A few minutes before it’s done, drain it and leave it to cool in a casserole dish with a drop of olive oil.
Chop the parsley.
Sear the tomatoes, peel them and remove the seeds. Cut them up into strips.
Fillet the mackerel, wash and dry, and cut up into chunks. Alternatively, use tinned mackerel.
Heat the oil in a pan with the garlic clove and chilli and sear the mackerel for a few minutes.
Remove the garlic, clean the leeks, cut them up into thin discs and add to the pan to flavour.
Dress the pasta with the mackerel, leeks, tomatoes and parsley. Season with salt and pepper.
The Chef’s Advice
You can add other aromatic herbs to this dish, such as marjoram.
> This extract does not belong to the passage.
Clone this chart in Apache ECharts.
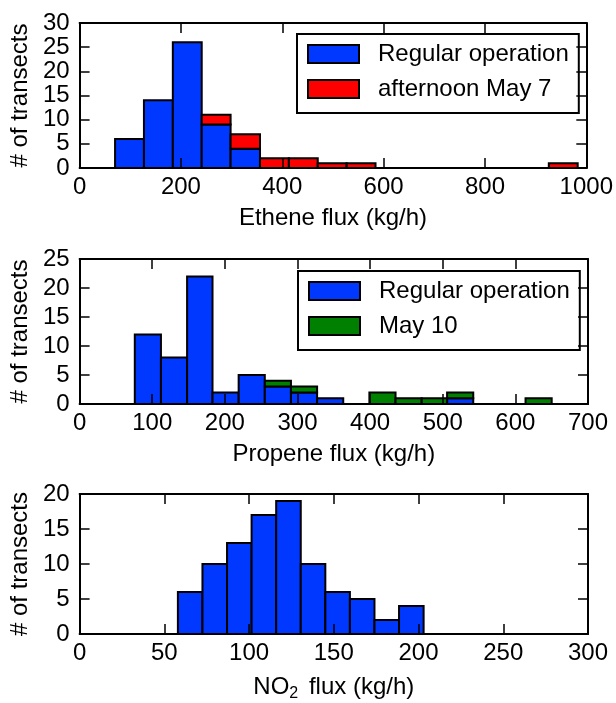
<!DOCTYPE html>
<html>
<head>
<meta charset="utf-8">
<script src="https://cdn.jsdelivr.net/npm/echarts@6.0.0/dist/echarts.min.js"></script>
<style>
  html, body { margin: 0; padding: 0; background: #fff; }
  #chart { width: 616px; height: 703px; }
</style>
</head>
<body>
<div id="chart"></div>
<script>
// histogram bin edges and counts
const etheneEdges = [70, 127, 184, 241, 298, 356, 413, 470, 527, 584, 641, 698, 755, 812, 869, 926, 983];
const etheneRegular = [6, 14, 26, 9, 4, 0, 0, 0, 0, 0, 0, 0, 0, 0, 0, 0];
const etheneMay7 = [0, 0, 0, 2, 3, 2, 2, 1, 1, 0, 0, 0, 0, 0, 0, 1];

const propeneEdges = [76, 112, 148, 183, 219, 255, 291, 327, 363, 399, 435, 471, 506, 542, 578, 614, 650];
const propeneRegular = [12, 8, 22, 2, 5, 3, 2, 1, 0, 0, 0, 0, 1, 0, 0, 0];
const propeneMay10 = [0, 0, 0, 0, 0, 1, 1, 0, 0, 2, 1, 1, 1, 0, 0, 1];

const no2Edges = [58, 72.5, 87, 101.5, 116, 130.5, 145, 159.5, 174, 188.5, 203];
const no2Counts = [6, 10, 13, 17, 19, 10, 6, 5, 2, 4];

const BLUE = "#0038ff";
const RED = "#ff0000";
const GREEN = "#008000";
const FONT = "Liberation Sans";

// [x0, x1, y0, y1] rectangles, stacked on top of `base`
function toRects(edges, counts, base) {
  const out = [];
  counts.forEach((c, i) => {
    if (!c) return;
    const b = base ? base[i] : 0;
    out.push([edges[i], edges[i + 1], b, b + c]);
  });
  return out;
}

function renderBar(params, api) {
  const p0 = api.coord([api.value(0), api.value(3)]);
  const p1 = api.coord([api.value(1), api.value(2)]);
  return {
    type: "rect",
    shape: { x: p0[0], y: p0[1], width: p1[0] - p0[0], height: p1[1] - p0[1] },
    style: { fill: api.visual("color"), stroke: "#000", lineWidth: 2 },
  };
}

const panels = [
  { top: 23, height: 145, xmax: 1000, xint: 200, ymax: 30, name: "Ethene flux (kg/h)" },
  { top: 259, height: 145, xmax: 700, xint: 100, ymax: 25, name: "Propene flux (kg/h)" },
  { top: 494, height: 144, xmax: 300, xint: 50, ymax: 20, name: "NO{sub|2} flux (kg/h)" },
];

const tick = { show: true, inside: true, length: 10, lineStyle: { color: "#000", width: 1.5 } };
const line = { show: true, onZero: false, lineStyle: { color: "#000", width: 2 } };
const labelFont = { fontFamily: FONT, fontSize: 24, color: "#000" };
const plain = (v) => String(v);

const grid = [], xAxis = [], yAxis = [];
panels.forEach((p, i) => {
  grid.push({ left: 79, width: 509, top: p.top, height: p.height });
  xAxis.push({
    type: "value", gridIndex: i, min: 0, max: p.xmax, interval: p.xint, position: "bottom", z: 5,
    axisLine: line, axisTick: tick, splitLine: { show: false },
    axisLabel: { ...labelFont, margin: 7, formatter: plain },
    name: p.name, nameLocation: "middle", nameGap: 38,
    nameTextStyle: {
      ...labelFont,
      rich: { sub: { fontFamily: FONT, fontSize: 16, color: "#000", padding: [14, 4, 0, 0] } },
    },
  });
  xAxis.push({
    type: "value", gridIndex: i, min: 0, max: p.xmax, interval: p.xint, position: "top", z: 5,
    axisLine: line, axisTick: tick, splitLine: { show: false }, axisLabel: { show: false },
  });
  yAxis.push({
    type: "value", gridIndex: i, min: 0, max: p.ymax, interval: 5, position: "left", z: 5,
    axisLine: line, axisTick: tick, splitLine: { show: false },
    axisLabel: { ...labelFont, margin: 10, formatter: plain },
    name: "# of transects", nameLocation: "middle", nameGap: 43, nameTextStyle: labelFont,
  });
  yAxis.push({
    type: "value", gridIndex: i, min: 0, max: p.ymax, interval: 5, position: "right", z: 5,
    axisLine: line, axisTick: tick, splitLine: { show: false }, axisLabel: { show: false },
  });
});

function histSeries(name, color, panel, data) {
  return {
    name, type: "custom", renderItem: renderBar,
    xAxisIndex: panel * 2, yAxisIndex: panel * 2,
    itemStyle: { color, borderColor: "#000", borderWidth: 2 },
    encode: { x: [0, 1], y: [2, 3] },
    data,
  };
}

function legendAt(left, top, names) {
  return {
    left, top, orient: "vertical", icon: "rect",
    itemWidth: 51, itemHeight: 18, itemGap: 11,
    padding: [8, 10, 12, 10],
    borderColor: "#000", borderWidth: 2,
    itemStyle: { borderColor: "#000", borderWidth: 2 },
    textStyle: { ...labelFont, padding: [0, 0, 0, 14] },
    selectedMode: false,
    data: names,
  };
}

const chart = echarts.init(document.getElementById("chart"));
chart.setOption({
  animation: false,
  backgroundColor: "#fff",
  grid, xAxis, yAxis,
  legend: [
    legendAt(297, 34, ["Regular operation", "afternoon May 7"]),
    legendAt(298, 271, ["Regular operation", "May 10"]),
  ],
  series: [
    histSeries("Regular operation", BLUE, 0, toRects(etheneEdges, etheneRegular)),
    histSeries("afternoon May 7", RED, 0, toRects(etheneEdges, etheneMay7, etheneRegular)),
    histSeries("Regular operation", BLUE, 1, toRects(propeneEdges, propeneRegular)),
    histSeries("May 10", GREEN, 1, toRects(propeneEdges, propeneMay10, propeneRegular)),
    histSeries("NO2", BLUE, 2, toRects(no2Edges, no2Counts)),
  ],
});
</script>
</body>
</html>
If preferred, the mackerel can be substituted with fillets of other sustainable fish.
Nutritional Advice
Parsley, garlic and chilli are all excellent Mediterranean diet ingredients which add colour and flavour to recipes and enable you to reduce your salt intake.
Environmental Advice
Choose seasonal ingredients, local or traditional varieties.
Mackerel is packed with Omega 3 fatty acids and has an extremely low environmental impact. To eat fish sustainably, reduce your consumption of farmed fish and explore local and certified sustainable fish in your area.